L’argument de la réconciliation est d’autant plus douteux que le Sénégal ne présente pas des indicateurs économiques qui justifient que la Guinée le courtise ainsi. Ç’aurait été la Côte d’Ivoire, on aurait peut-être un peu plus compris. Mais l’atout-maître du Sénégal, c’est l’arachide dont la Guinée n’est pas particulièrement friande. La Guinée équatoriale étant par ailleurs, le candidat le plus attractif.
Et par rapport à la question sécuritaire, nos voisins sénégalais ne sont pas non plus une foudre de guerre. S’ils ont jusqu’ici échappé aux terroristes, c’est davantage lié au fait que le pays ne se laisse aller à aucune polémique de nature à le placer dans l’œil du cyclone. En raison de la nature terroriste de la menace que le président de la République, a lui-même mise en évidence, il est davantage utile de discuter avec Nigériens, Camerounais ou encore Tchadiens. Ils ont davantage d’expérience et d’expertise.

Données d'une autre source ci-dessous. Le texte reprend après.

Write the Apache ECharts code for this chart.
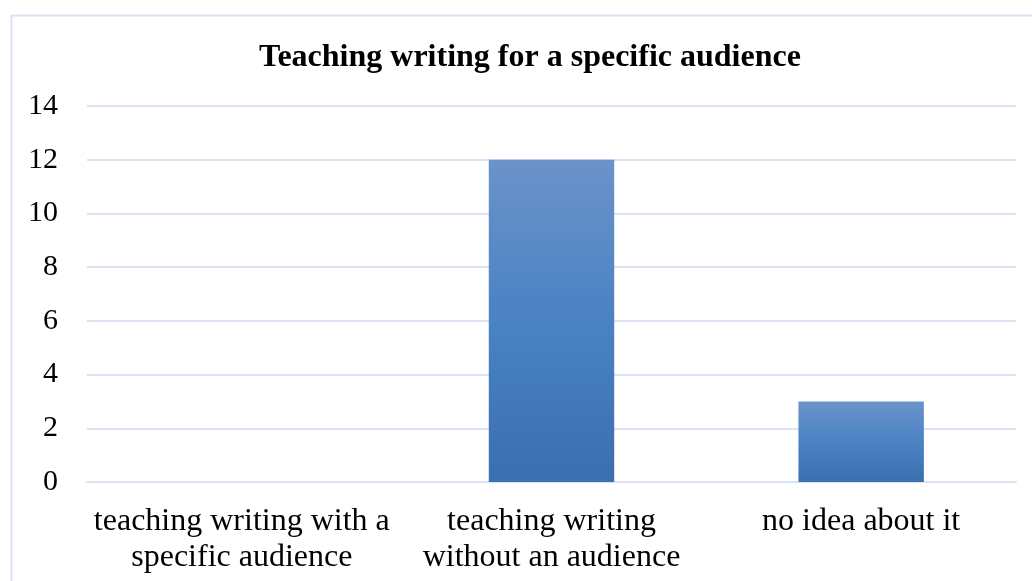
<!DOCTYPE html>
<html><head><meta charset="utf-8">
<script src="https://cdn.jsdelivr.net/npm/echarts@6/dist/echarts.min.js"></script>
<style>html,body{margin:0;padding:0;background:#fff;}#c{width:1032px;height:581px;}</style>
</head><body><div id="c"></div>
<script>
const categories = ["teaching writing with a\nspecific audience", "teaching writing\nwithout an audience", "no idea about it"];
const values = [0, 12, 3];
const title = "Teaching writing for a specific audience";

const chart = echarts.init(document.getElementById('c'));
const font = '"Liberation Serif", "Times New Roman", serif';
chart.setOption({
  animation: false,
  textStyle: {fontFamily: font},
  title: {text: title, left: 254, top: 37, textStyle: {fontFamily: font, fontSize: 32, fontWeight: 'bold', color: '#000'}},
  graphic: [{type: 'rect', left: 9, top: 13, shape: {x: 0, y: 0, width: 1040, height: 620}, style: {fill: 'none', stroke: '#d9e3f3', lineWidth: 2}, silent: true, z: -1}],
  grid: {left: 87, right: 16, top: 106, bottom: 99, containLabel: false},
  xAxis: {
    type: 'category', data: categories,
    axisLine: {show: true, lineStyle: {color: '#d9e3f3', width: 2}},
    axisTick: {show: false},
    axisLabel: {fontFamily: font, fontSize: 32, color: '#000', lineHeight: 36, margin: 22, interval: 0}
  },
  yAxis: {
    type: 'value', min: 0, max: 14, interval: 2,
    axisLine: {show: false}, axisTick: {show: false},
    splitLine: {lineStyle: {color: '#d9e3f3', width: 2}},
    axisLabel: {fontFamily: font, fontSize: 30, color: '#000', margin: 29}
  },
  series: [{
    type: 'bar', data: values, barWidth: '40.5%',
    itemStyle: {color: new echarts.graphic.LinearGradient(0, 0, 0, 1, [
      {offset: 0, color: '#6b93c9'}, {offset: 0.5, color: '#4a82c4'}, {offset: 1, color: '#3a6fb0'}
    ])}
  }]
});
</script></body></html>
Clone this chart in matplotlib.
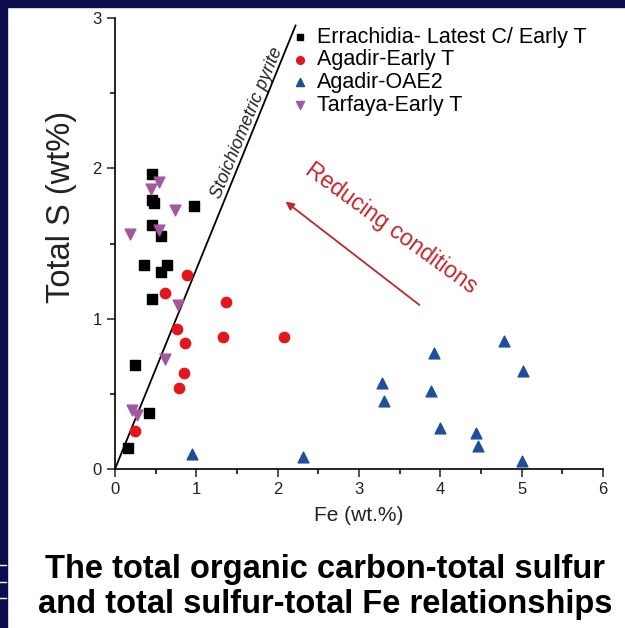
import matplotlib
matplotlib.use('Agg')
import matplotlib.pyplot as plt
from matplotlib.patches import Rectangle
from matplotlib.lines import Line2D
from matplotlib.ticker import MultipleLocator

plt.rcParams['font.family'] = ['Liberation Sans', 'DejaVu Sans']

# Errachidia - Latest C / Early T
err_fe = [0.45, 0.45, 0.48, 0.97, 0.45, 0.57, 0.36, 0.64, 0.57, 0.45, 0.25, 0.42, 0.16]
err_s = [1.96, 1.79, 1.77, 1.75, 1.62, 1.55, 1.36, 1.36, 1.31, 1.13, 0.69, 0.37, 0.14]

# Agadir - Early T
aget_fe = [0.89, 0.61, 1.37, 0.76, 0.86, 1.33, 2.08, 0.85, 0.79, 0.25]
aget_s = [1.29, 1.17, 1.11, 0.93, 0.84, 0.88, 0.88, 0.64, 0.54, 0.25]

# Agadir - OAE2
oae_fe = [0.95, 2.31, 3.28, 3.31, 3.92, 3.89, 4.00, 4.44, 4.46, 4.78, 5.02, 5.01]
oae_s = [0.10, 0.08, 0.57, 0.45, 0.77, 0.52, 0.27, 0.24, 0.15, 0.85, 0.65, 0.05]

# Tarfaya - Early T
tar_fe = [0.54, 0.44, 0.74, 0.54, 0.19, 0.78, 0.61, 0.21, 0.27]
tar_s = [1.91, 1.86, 1.72, 1.59, 1.56, 1.09, 0.73, 0.39, 0.36]

# stoichiometric pyrite line end points
pyrite_fe = [0, 2.22]
pyrite_s = [0, 2.95]

fig = plt.figure(figsize=(6.25, 6.28), dpi=100)
fig.patch.set_facecolor('white')

# slide border
navy = '#0b0b4e'
fig.patches.append(Rectangle((0, 0), 7 / 625, 1, transform=fig.transFigure, color=navy, zorder=0))
fig.patches.append(Rectangle((0, 1 - 7 / 628), 1, 7 / 628, transform=fig.transFigure, color=navy, zorder=0))
for yy in [565, 582, 598]:
    fig.lines.append(Line2D([0, 6 / 625], [1 - yy / 628] * 2, transform=fig.transFigure, color='white', lw=1))

ax = fig.add_axes([115 / 625, 1 - 469 / 628, (603 - 115) / 625, (469 - 18) / 628])

ax.plot(pyrite_fe, pyrite_s, color='black', lw=1.3, zorder=2)

ax.scatter(err_fe, err_s, marker='s', s=44, color='black', label='Errachidia- Latest C/ Early T', zorder=3)
ax.scatter(aget_fe, aget_s, marker='o', s=55, color='#e3161d', label='Agadir-Early T', zorder=3)
ax.scatter(oae_fe, oae_s, marker='^', s=60, color='#1f4e9b', label='Agadir-OAE2', zorder=3)
ax.scatter(tar_fe, tar_s, marker='v', s=60, color='#a3579f', label='Tarfaya-Early T', zorder=3)

ax.text(1.62, 2.30, 'Stoichiometric pyrite', rotation=67.5, ha='center', va='center',
        fontsize=13, style='italic', color='#222222')

ax.annotate('', xy=(2.07, 1.79), xytext=(3.77, 1.08),
            arrowprops=dict(arrowstyle='-|>', color='#c0272d', lw=1.3, mutation_scale=12))
ax.text(3.40, 1.60, 'Reducing conditions', rotation=-36, ha='center', va='center',
        fontsize=16.5, color='#c0272d')

ax.set_xlim(0, 6)
ax.set_ylim(0, 3)
ax.xaxis.set_major_locator(MultipleLocator(1))
ax.xaxis.set_minor_locator(MultipleLocator(0.5))
ax.yaxis.set_major_locator(MultipleLocator(1))
ax.yaxis.set_minor_locator(MultipleLocator(0.5))
ax.tick_params(which='major', length=6, width=1.1, labelsize=12, colors='#222222', direction='out')
ax.tick_params(which='minor', length=3.5, width=1.1, direction='out')
for side in ['top', 'right']:
    ax.spines[side].set_visible(False)
for side in ['left', 'bottom']:
    ax.spines[side].set_linewidth(1.2)

ax.set_xlabel('Fe (wt.%)', fontsize=15, color='#222222', labelpad=6)
ax.set_ylabel('Total S (wt%)', fontsize=23.5, color='#222222')
ax.yaxis.set_label_coords(-0.078, 0.58)

ax.legend(loc='upper left', bbox_to_anchor=(0.335, 1.0), frameon=False, fontsize=15.5,
          handletextpad=0.2, labelspacing=0.08, markerscale=0.75, borderaxespad=0, handlelength=1.2)

fig.text(325 / 625, 1 - 587 / 628, 'The total organic carbon-total sulfur\nand total sulfur-total Fe relationships',
         ha='center', va='center', fontsize=23.5, fontweight='bold', linespacing=1.2)

fig.savefig('out.png', dpi=100)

Enfin, pour qui connait relativement le président Alpha Condé, il est plutôt difficile de croire en une si brusque remise en question de sa part. Parce que, faudrait-il rappeler qu’il est de loin celui qui avait attisé sur les braises, au moment de la brouille diplomatique. C’est lui, on s’en rappelle encore, qui avait refusé que l’avion ramenant le jeune guinéen guérit d’Ebola, atterrisse en Guinée. C’est encore lui qui avait dit des Sénégalais, qu’on les nourrit, ils nous ferment les frontières. C’est également lui qui, face aux conséquences de la fermeture de la frontière par la partie sénégalaise, avait promis aux paysans de la Moyenne Guinée qu’il construirait des usines pour transformer leurs tomates en purée et leurs pommes de terre, en chips. A l’époque, des voix, minoritaires il est vrai, s’étaient élevées pour dénoncer une escalade verbale des plus inutiles. Mais le chef de l’Etat n’avait rien voulu comprendre.
Alors, quand aujourd’hui, ils décident que ces mises en garde étaient fondées, les gens ne devraient pas se laisser abuser par la supercherie.